Tuesday, February 19, 2013

The Stories We Tell

"The stories we tell ourselves affect how we live our lives."

That's the oncologist words above, challenging me to examine the story I tell myself about my cancer journey and my way forward from here. He's said it because I mentioned again about having so many twists and turns along the way and that perhaps that's compounding the awful side effects of the estrogen blocker medication I'm on.

In the echo of his words I feel lost, unable to grasp what it looks like to be finished with appointments and to move forward. I don't want it to be over either but I don't know why.

It takes a night's sleep to grasp that he was telling me: "You are cancer free, go live your life, don't let yourself be defined by this." A faint glimmer of hope stirs in me at the phrase 'cancer free' and I feel guilty that I have no energy or desire to do a happy dance even though I recognize it is good, good news. There is a part of me that wants to march back into his office and say defiantly, "I will never forget" and I think to myself what an ungrateful wretch I am.

I feel like I am being yanked in a game of tug of war with one arm glued to the rope in front of me and one arm reaching for the rope behind that is just out of my reach. I'm crying as I move forward and it's the mastectomy side's arm being pulled forward. Damn, it hurts.

It takes me a week to see that the oncologist was never asking me to forget what happened. My discomfort with moving forward comes from believing I have to either move forward or cling to the past. I breathe a sigh of relief when I realize that I can both move forward and honour the past. The tension between the two is much like the pull of my mastectomy scar every time I stretch out my arm.
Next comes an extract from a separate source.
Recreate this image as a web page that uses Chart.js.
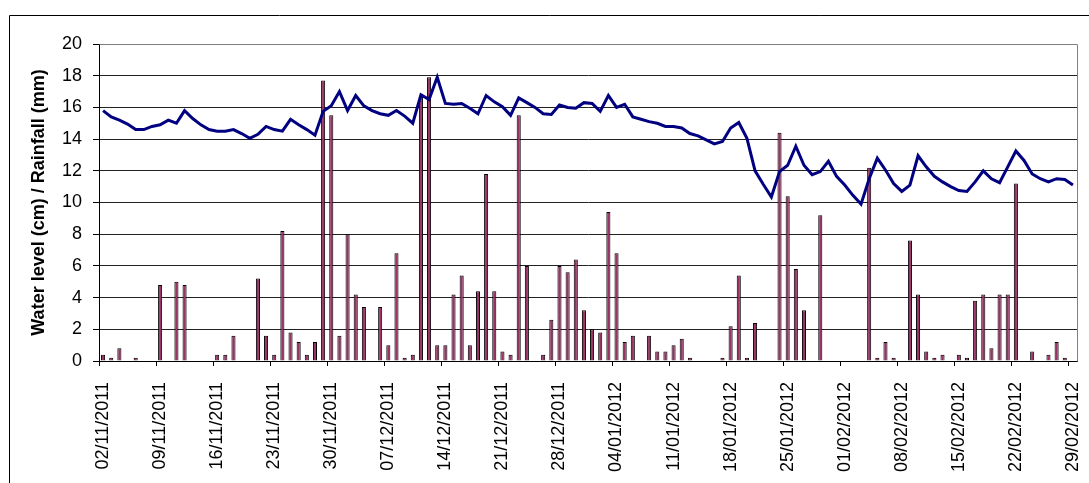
<!DOCTYPE html>
<html lang="en">
<head>
<meta charset="UTF-8">
<title>Water level and rainfall</title>
<script src="https://cdn.jsdelivr.net/npm/chart.js"></script>
<style>
    body {
        margin: 0;
        background: #fff;
    }
    #chart {
        display: block;
    }
</style>
</head>
<body>
<canvas id="chart" width="1089" height="483"></canvas>
<script>
    // one value per day, 02/11/2011 .. 29/02/2012
    var firstDay = [2011, 10, 2];   // year, month (0 based), day
    var dayCount = 120;
    var labelEvery = 7;

    var rainfall = [
        0.4, 0.2, 0.8, 0, 0.2, 0, 0, 4.8, 0, 5.0,
        4.8, 0, 0, 0, 0.4, 0.4, 1.6, 0, 0, 5.2,
        1.6, 0.4, 8.2, 1.8, 1.2, 0.4, 1.2, 17.7, 15.5, 1.6,
        8.0, 4.2, 3.4, 0, 3.4, 1.0, 6.8, 0.2, 0.4, 16.7,
        17.9, 1.0, 1.0, 4.2, 5.4, 1.0, 4.4, 11.8, 4.4, 0.6,
        0.4, 15.5, 6.0, 0, 0.4, 2.6, 6.0, 5.6, 6.4, 3.2,
        2.0, 1.8, 9.4, 6.8, 1.2, 1.6, 0, 1.6, 0.6, 0.6,
        1.0, 1.4, 0.2, 0, 0, 0, 0.2, 2.2, 5.4, 0.2,
        2.4, 0, 0, 14.4, 10.4, 5.8, 3.2, 0, 9.2, 0,
        0, 0, 0, 0, 12.2, 0.2, 1.2, 0.2, 0, 7.6,
        4.2, 0.6, 0.2, 0.4, 0, 0.4, 0.2, 3.8, 4.2, 0.8,
        4.2, 4.2, 11.2, 0, 0.6, 0, 0.4, 1.2, 0.2, 0
    ];

    var waterLevel = [
        15.8, 15.4, 15.2, 14.95, 14.6, 14.6, 14.8, 14.9, 15.2, 15.0,
        15.8, 15.3, 14.9, 14.6, 14.5, 14.5, 14.6, 14.35, 14.05, 14.3,
        14.8, 14.6, 14.5, 15.25, 14.9, 14.6, 14.25, 15.75, 16.1, 17.0,
        15.8, 16.75, 16.1, 15.8, 15.6, 15.5, 15.8, 15.45, 15.0, 16.8,
        16.5, 17.9, 16.25, 16.2, 16.25, 15.95, 15.6, 16.75, 16.35, 16.05,
        15.5, 16.6, 16.3, 16.0, 15.6, 15.55, 16.15, 16.0, 15.95, 16.3,
        16.25, 15.75, 16.75, 16.0, 16.2, 15.4, 15.25, 15.1, 15.0, 14.8,
        14.8, 14.7, 14.35, 14.2, 13.95, 13.7, 13.85, 14.7, 15.05, 14.05,
        12.0, 11.15, 10.35, 11.95, 12.35, 13.55, 12.35, 11.75, 11.95, 12.6,
        11.65, 11.1, 10.45, 9.9, 11.5, 12.8, 12.05, 11.2, 10.7, 11.1,
        12.95, 12.25, 11.65, 11.3, 11.0, 10.75, 10.7, 11.3, 12.0, 11.5,
        11.25, 12.25, 13.25, 12.65, 11.8, 11.5, 11.3, 11.5, 11.45, 11.1
    ];

    var yMin = 0;
    var yMax = 20;
    var yStep = 2;

    function pad(n) {
        return (n < 10 ? '0' : '') + n;
    }

    var dates = [];
    for (var i = 0; i < dayCount; i++) {
        var d = new Date(Date.UTC(firstDay[0], firstDay[1], firstDay[2] + i));
        dates.push(pad(d.getUTCDate()) + '/' + pad(d.getUTCMonth() + 1) + '/' + d.getUTCFullYear());
    }

    var fontFamily = "'Liberation Sans', Arial, sans-serif";

    // white page, outer frame, grey plot border on top/right
    var framePlugin = {
        id: 'frame',
        beforeDraw: function (chart) {
            var c = chart.ctx;
            c.save();
            c.fillStyle = '#fff';
            c.fillRect(0, 0, chart.width, chart.height);
            c.strokeStyle = '#000';
            c.lineWidth = 1;
            c.beginPath();
            c.moveTo(9.5, chart.height);
            c.lineTo(9.5, 15.5);
            c.lineTo(chart.width, 15.5);
            c.stroke();
            c.restore();
        },
        afterDraw: function (chart) {
            var a = chart.chartArea;
            var c = chart.ctx;
            c.save();
            c.strokeStyle = '#808080';
            c.lineWidth = 1;
            c.beginPath();
            c.moveTo(Math.round(a.left) + 0.5, Math.round(a.top) + 0.5);
            c.lineTo(Math.round(a.right) + 0.5, Math.round(a.top) + 0.5);
            c.lineTo(Math.round(a.right) + 0.5, Math.round(a.bottom) + 0.5);
            c.stroke();
            c.restore();
        }
    };

    var ctx = document.getElementById('chart').getContext('2d');
    var chart = new Chart(ctx, {
        type: 'bar',
        data: {
            labels: dates,
            datasets: [{
                type: 'line',
                label: 'Water level (cm)',
                data: waterLevel,
                borderColor: '#000080',
                borderWidth: 3,
                pointRadius: 0,
                tension: 0,
                fill: false,
                order: 0
            }, {
                type: 'bar',
                label: 'Rainfall (mm)',
                data: rainfall,
                backgroundColor: '#993366',
                borderColor: '#000000',
                borderWidth: 1,
                barPercentage: 0.5,
                categoryPercentage: 1,
                order: 1
            }]
        },
        options: {
            responsive: false,
            animation: false,
            layout: {
                padding: { top: 44, right: 12, bottom: 0, left: 0 }
            },
            plugins: {
                legend: { display: false },
                tooltip: { enabled: false }
            },
            scales: {
                x: {
                    offset: true,
                    grid: {
                        offset: true,
                        drawOnChartArea: false,
                        tickLength: 5,
                        color: function (c) {
                            return c.index % labelEvery === 0 ? '#000' : 'rgba(0,0,0,0)';
                        }
                    },
                    border: { color: '#000' },
                    ticks: {
                        autoSkip: false,
                        minRotation: 90,
                        maxRotation: 90,
                        padding: 16,
                        color: '#000',
                        font: { family: fontFamily, size: 18 },
                        callback: function (value, index) {
                            return index % labelEvery === 0 ? this.getLabelForValue(value) : '';
                        }
                    },
                    afterFit: function (scale) {
                        scale.height = 122;
                        scale.paddingLeft = 0;
                        scale.paddingRight = 0;
                    }
                },
                y: {
                    min: yMin,
                    max: yMax,
                    ticks: {
                        stepSize: yStep,
                        padding: 11,
                        color: '#000',
                        font: { family: fontFamily, size: 18 }
                    },
                    grid: {
                        color: function (c) {
                            return c.tick && c.tick.value === yMax ? '#808080' : '#222';
                        },
                        tickLength: 6,
                        tickColor: '#000'
                    },
                    border: { color: '#000' },
                    title: {
                        display: true,
                        text: 'Water level (cm) / Rainfall (mm)',
                        color: '#000',
                        font: { family: fontFamily, size: 18, weight: 'bold' },
                        padding: { top: 28, bottom: 0 }
                    },
                    afterFit: function (scale) {
                        scale.width = 99;
                    }
                }
            }
        },
        plugins: [framePlugin]
    });
</script>
</body>
</html>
While I don't want to be defined solely by this part of my journey I will never be the person I was before it ever again.

And that will always be my story.



Tuesday, February 12, 2013

Best News Ever

Was declared cancer free yesterday. Huge, huge, relief. Feel like I can now move forward. Thank you for all your prayers and support especially these past six months.

Wednesday, February 06, 2013

Bumping

"I don't want to walk timidly through life."  I say this to Fr. Charlie, my spiritual director. It is a relief to unload all my fears and hopes and gut honest thoughts. We haven't spoken since the day before my mastectomy. There is a lot of ground to cover. After several hours I leave his office, affirmed once again in my humanity.

I had almost cancelled the appointment because the weatherman had been forecasting snow and I have become a coward when it comes to winter driving. I find the need to talk myself through many things these days. It's as if well, because of the cancer diagnosis I realize on another level that if that can happen anything can happen. So I constantly have to remind myself that just because anything can happen doesn't mean it will happen. And like a boat gently tapping up against the dock, waves constantly keeping it in motion, I keep bumping up against fear of the unknown.